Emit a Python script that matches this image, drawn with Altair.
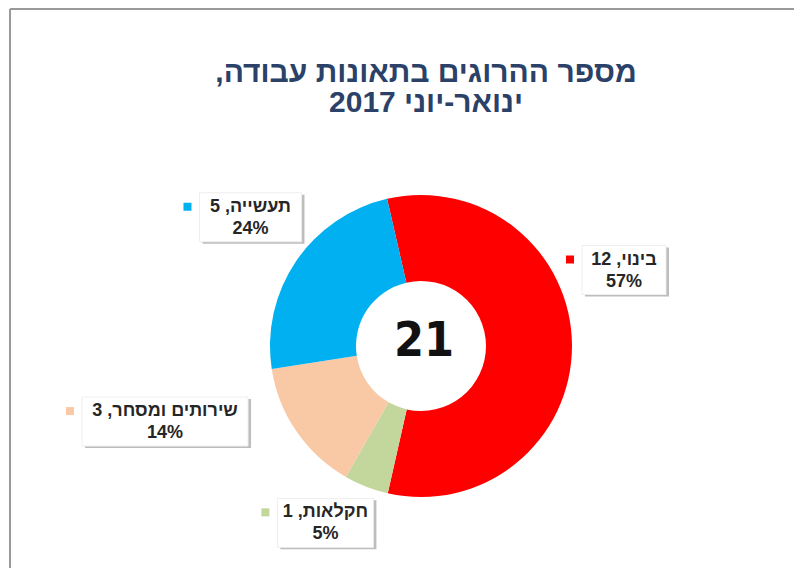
import math
import altair as alt
import pandas as pd

# ---------------- data ----------------
categories = ["בינוי", "חקלאות", "שירותים ומסחר", "תעשייה"]
values = [12, 1, 3, 5]
colors = ["#FF0000", "#C3D69B", "#F9C9A6", "#00B0F0"]
title_lines = ["מספר ההרוגים בתאונות עבודה,\u200f", "ינואר-יוני 2017"]

# ---------------- styling / layout ----------------
W, H = 786, 560
CX, CY = 413, 338
R_OUT, R_IN = 151, 65
START = math.radians(-13)
LABEL_R = 200
FONT = "Liberation Sans, Arial, sans-serif"
label_style = pd.DataFrame({
    "category": categories,
    "ndx": [3, -23, -91, -5],
    "ndy": [-75, -9, -37, -16],
    "bw": [84, 96, 166, 102],
})

df = pd.DataFrame({"category": categories, "value": values,
                   "order": list(range(len(categories)))})

color_scale = alt.Scale(domain=categories, range=colors)

base = (
    alt.Chart(df)
    .transform_joinaggregate(total="sum(value)")
    .transform_window(cum="sum(value)", sort=[alt.SortField("order")], frame=[None, 0])
    .transform_lookup(lookup="category",
                      from_=alt.LookupData(label_style, "category", ["ndx", "ndy", "bw"]))
    .transform_calculate(
        mid=f"{START} + 2*PI*(datum.cum - datum.value/2)/datum.total",
        pct="round(datum.value/datum.total*100)",
        line1="datum.category + ', ' + datum.value",
        line2="datum.pct + '%'",
        lx=f"{CX} + {LABEL_R}*sin(datum.mid) + datum.ndx",
        ly=f"{CY} - {LABEL_R}*cos(datum.mid) + datum.ndy",
        bx1="datum.lx - datum.bw/2",
        bx2="datum.lx + datum.bw/2",
        by1="datum.ly - 25",
        by2="datum.ly + 24",
        sx1="datum.bx1 + 3",
        sx2="datum.bx2 + 3",
        sy1="datum.by1 + 2",
        sy2="datum.by2 + 2",
        mx="datum.bx1 - 12",
        t1y="datum.ly - 11",
        t2y="datum.ly + 11",
    )
)

one = pd.DataFrame({"a": [0]})

frame_left = alt.Chart(one).mark_rule(color="#9A9A9A", strokeWidth=2).encode(
    x=alt.value(2), y=alt.value(1), y2=alt.value(H))
frame_top = alt.Chart(one).mark_rule(color="#9A9A9A", strokeWidth=2).encode(
    x=alt.value(2), x2=alt.value(W), y=alt.value(1))

arcs = base.mark_arc(innerRadius=R_IN, outerRadius=R_OUT).encode(
    theta=alt.Theta("value:Q", stack=True,
                    scale=alt.Scale(range=[START, START + 2 * math.pi])),
    color=alt.Color("category:N", scale=color_scale, legend=None),
    order=alt.Order("order:Q"),
    x=alt.value(CX), y=alt.value(CY),
)

shadow = base.mark_rect(color="#BDBDBD").encode(
    x=alt.X("sx1:Q", scale=None, axis=None), x2="sx2:Q",
    y=alt.Y("sy1:Q", scale=None, axis=None), y2="sy2:Q")

box = base.mark_rect(fill="white", stroke="#EEEEEE", strokeWidth=1).encode(
    x=alt.X("bx1:Q", scale=None, axis=None), x2="bx2:Q",
    y=alt.Y("by1:Q", scale=None, axis=None), y2="by2:Q")

marker = base.mark_square(size=64, opacity=1).encode(
    x=alt.X("mx:Q", scale=None, axis=None),
    y=alt.Y("t1y:Q", scale=None, axis=None),
    color=alt.Color("category:N", scale=color_scale, legend=None))

text1 = base.mark_text(font=FONT, fontSize=18, fontWeight="bold", color="#262626").encode(
    x=alt.X("lx:Q", scale=None, axis=None),
    y=alt.Y("t1y:Q", scale=None, axis=None),
    text="line1:N")

text2 = base.mark_text(font=FONT, fontSize=18, fontWeight="bold", color="#262626").encode(
    x=alt.X("lx:Q", scale=None, axis=None),
    y=alt.Y("t2y:Q", scale=None, axis=None),
    text="line2:N")

center = (
    alt.Chart(df)
    .transform_aggregate(total="sum(value)")
    .mark_text(font="Liberation Sans Narrow, DejaVu Sans Condensed, sans-serif",
               fontSize=48, fontWeight="bold", color="#111111")
    .encode(text="total:Q", x=alt.value(CX + 3), y=alt.value(CY - 4))
)

title = (
    alt.Chart(pd.DataFrame({"t": title_lines, "i": [0, 1]}))
    .transform_calculate(ty="65 + datum.i*30")
    .mark_text(font=FONT, fontSize=30, fontWeight="bold", color="#2B4168")
    .encode(text="t:N", x=alt.value(418),
            y=alt.Y("ty:Q", scale=None, axis=None))
)

chart = (
    alt.layer(frame_left, frame_top, arcs, shadow, box, marker, text1, text2, center, title)
    .properties(width=W, height=H, padding=0, autosize=alt.AutoSizeParams(type="none"),
                background="white")
    .configure_view(stroke=None)
)

chart.save("out.html", embed_options={"renderer": "svg", "actions": False})
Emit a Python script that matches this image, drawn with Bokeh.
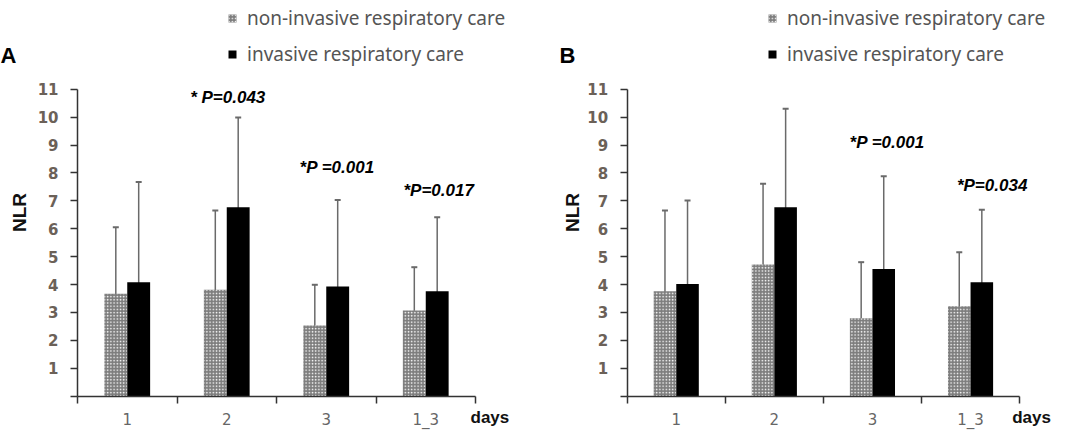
import math
from bokeh.plotting import figure
from bokeh.models import (Range1d, FixedTicker, Whisker, ColumnDataSource, Label,
                          Legend, LegendItem, TeeHead)
from bokeh.layouts import row
from bokeh.embed import file_html
from bokeh.resources import INLINE

# ---------------- data ----------------
days = ["1", "2", "3", "1_3"]
series = ["non-invasive respiratory care", "invasive respiratory care"]
y_ticks = list(range(0, 12))

# Panel A
a_noninv = [3.67, 3.81, 2.53, 3.07]
a_noninv_lo = [1.34, 1.04, 1.12, 1.57]
a_noninv_hi = [6.05, 6.65, 3.99, 4.62]
a_inv = [4.08, 6.77, 3.93, 3.76]
a_inv_lo = [0.46, 3.69, 0.80, 1.16]
a_inv_hi = [7.67, 9.99, 7.03, 6.41]
a_pvals = ["* P=0.043", "*P =0.001", "*P=0.017"]

# Panel B
b_noninv = [3.76, 4.72, 2.79, 3.22]
b_noninv_lo = [0.80, 1.25, 0.78, 0.62]
b_noninv_hi = [6.65, 7.61, 4.80, 5.16]
b_inv = [4.02, 6.77, 4.56, 4.08]
b_inv_lo = [1.04, 3.31, 1.30, 1.48]
b_inv_hi = [7.01, 10.30, 7.88, 6.68]
b_pvals = ["*P =0.001", "*P=0.034"]

# annotation placement (data units)
a_ppos = [(1.51, 10.70), (2.61, 8.20), (3.63, 7.37)]
b_ppos = [(2.65, 9.10), (3.72, 7.55)]

W, H = 533, 430
BAR_W = 0.23
GREY = "#7d7d7d"
ERR = "#6a6a6a"
AX = "#333333"
TICK_COL = "#6b6158"


def panel(letter, noninv, noninv_lo, noninv_hi, inv, inv_lo, inv_hi, pvals, ppos,
          ox, cat_px, legend_px, letter_px, nlr_px, days_px):
    oy, unit_y = 395.6, 27.9
    # frame covers the whole figure; axes are pinned at the data origin
    x_range = Range1d(-ox / cat_px, (W - ox) / cat_px)
    y_range = Range1d(-(H - oy) / unit_y, oy / unit_y)
    dx = lambda px: (px - ox) / cat_px
    dy = lambda py: (oy - py) / unit_y

    p = figure(width=W, height=H, output_backend="svg", toolbar_location=None,
               x_range=x_range, y_range=y_range, min_border=0)
    p.outline_line_color = None
    p.xgrid.visible = False
    p.ygrid.visible = False
    p.background_fill_color = "white"
    p.border_fill_color = "white"

    centers = [i + 0.5 for i in range(len(days))]
    xn = [c - BAR_W / 2 for c in centers]
    xi = [c + BAR_W / 2 for c in centers]

    src_n = ColumnDataSource(dict(x=xn, top=noninv, lo=noninv_lo, hi=noninv_hi))
    src_i = ColumnDataSource(dict(x=xi, top=inv, lo=inv_lo, hi=inv_hi))

    rn = p.vbar(x="x", top="top", width=BAR_W, source=src_n, fill_color=GREY,
                line_color=None, hatch_pattern="dot", hatch_color="white",
                hatch_scale=3.2, hatch_weight=1.4)
    ri = p.vbar(x="x", top="top", width=BAR_W, source=src_i, fill_color="black",
                line_color=None)

    for src in (src_n, src_i):
        w = Whisker(base="x", upper="hi", lower="lo", source=src,
                    line_color=ERR, line_width=1.5,
                    upper_head=TeeHead(size=6, line_color=ERR, line_width=2),
                    lower_head=TeeHead(size=6, line_color=ERR, line_width=2))
        p.add_layout(w)

    # y axis
    ya = p.yaxis[0]
    ya.fixed_location = 0
    ya.bounds = (0, 11)
    ya.ticker = FixedTicker(ticks=y_ticks)
    ya.major_label_overrides = {0: ""}
    ya.major_tick_out = 7
    ya.major_tick_in = 0
    ya.minor_tick_out = 0
    ya.minor_tick_in = 0
    ya.major_label_standoff = 12
    ya.major_label_text_font = "DejaVu Sans"
    ya.major_label_text_font_style = "bold"
    ya.major_label_text_font_size = "15px"
    ya.major_label_text_color = TICK_COL
    ya.axis_line_color = AX
    ya.axis_line_width = 1.5
    ya.major_tick_line_color = AX
    ya.major_tick_line_width = 1.5

    # x axis
    xa = p.xaxis[0]
    xa.fixed_location = 0
    xa.bounds = (0, 4)
    xa.ticker = FixedTicker(ticks=centers, minor_ticks=[0, 1, 2, 3, 4])
    xa.major_label_overrides = {c: d for c, d in zip(centers, days)}
    xa.major_tick_out = 0
    xa.major_tick_in = 0
    xa.minor_tick_out = 7
    xa.minor_tick_in = 0
    xa.minor_tick_line_color = AX
    xa.minor_tick_line_width = 1.5
    xa.major_label_standoff = 8
    xa.major_label_text_font = "DejaVu Sans"
    xa.major_label_text_font_size = "15px"
    xa.major_label_text_color = "#666666"
    xa.axis_line_color = AX
    xa.axis_line_width = 1.5

    # y axis title
    p.add_layout(Label(x=dx(nlr_px), y=dy(212), text="NLR", angle=math.pi / 2,
                       text_align="center", text_baseline="middle",
                       text_font="Liberation Sans", text_font_style="bold",
                       text_font_size="19px", text_color="#111111"))

    # p-value annotations
    for t, (x, y) in zip(pvals, ppos):
        p.add_layout(Label(x=x, y=y, text=t, text_align="center", text_baseline="middle",
                           text_font="Liberation Sans", text_font_style="bold italic",
                           text_font_size="17px", text_color="black"))

    # "days"
    p.add_layout(Label(x=dx(days_px), y=dy(416.7), text="days", text_align="left",
                       text_baseline="middle", text_font="Liberation Sans",
                       text_font_style="bold", text_font_size="17px", text_color="#111111"))
    # panel letter
    p.add_layout(Label(x=dx(letter_px), y=dy(55), text=letter, text_align="left",
                       text_baseline="middle", text_font="Liberation Sans",
                       text_font_style="bold", text_font_size="22px", text_color="black"))

    leg = Legend(items=[LegendItem(label=series[0], renderers=[rn]),
                        LegendItem(label=series[1], renderers=[ri])],
                 location=(legend_px, H - 67), orientation="vertical",
                 padding=0, margin=0, spacing=10, glyph_width=10, glyph_height=10,
                 label_height=26, label_standoff=10,
                 label_text_font="Noto Sans", label_text_font_size="19px",
                 label_text_color="#555555",
                 background_fill_alpha=0, border_line_alpha=0)
    p.add_layout(leg)
    return p


pA = panel("A", a_noninv, a_noninv_lo, a_noninv_hi, a_inv, a_inv_lo, a_inv_hi,
           a_pvals, a_ppos, ox=77, cat_px=99.5, legend_px=227, letter_px=0,
           nlr_px=19, days_px=470)
pB = panel("B", b_noninv, b_noninv_lo, b_noninv_hi, b_inv, b_inv_lo, b_inv_hi,
           b_pvals, b_ppos, ox=93.7, cat_px=98.1, legend_px=234, letter_px=26,
           nlr_px=38.7, days_px=478.7)

layout = row(pA, pB, spacing=0)
open("out.html", "w").write(file_html(layout, INLINE))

--------------------------------------------------

» **Problem requirements**
With the pictures removed from your copy, retype the lines above from the one that contains "Emit a Python script that matches this image, drawn with Bokeh." through the one that contains "y_ticks = list(range(0, 12))", exactly.

» **Correct result**
Emit a Python script that matches this image, drawn with Bokeh.
import math
from bokeh.plotting import figure
from bokeh.models import (Range1d, FixedTicker, Whisker, ColumnDataSource, Label,
                          Legend, LegendItem, TeeHead)
from bokeh.layouts import row
from bokeh.embed import file_html
from bokeh.resources import INLINE

# ---------------- data ----------------
days = ["1", "2", "3", "1_3"]
series = ["non-invasive respiratory care", "invasive respiratory care"]
y_ticks = list(range(0, 12))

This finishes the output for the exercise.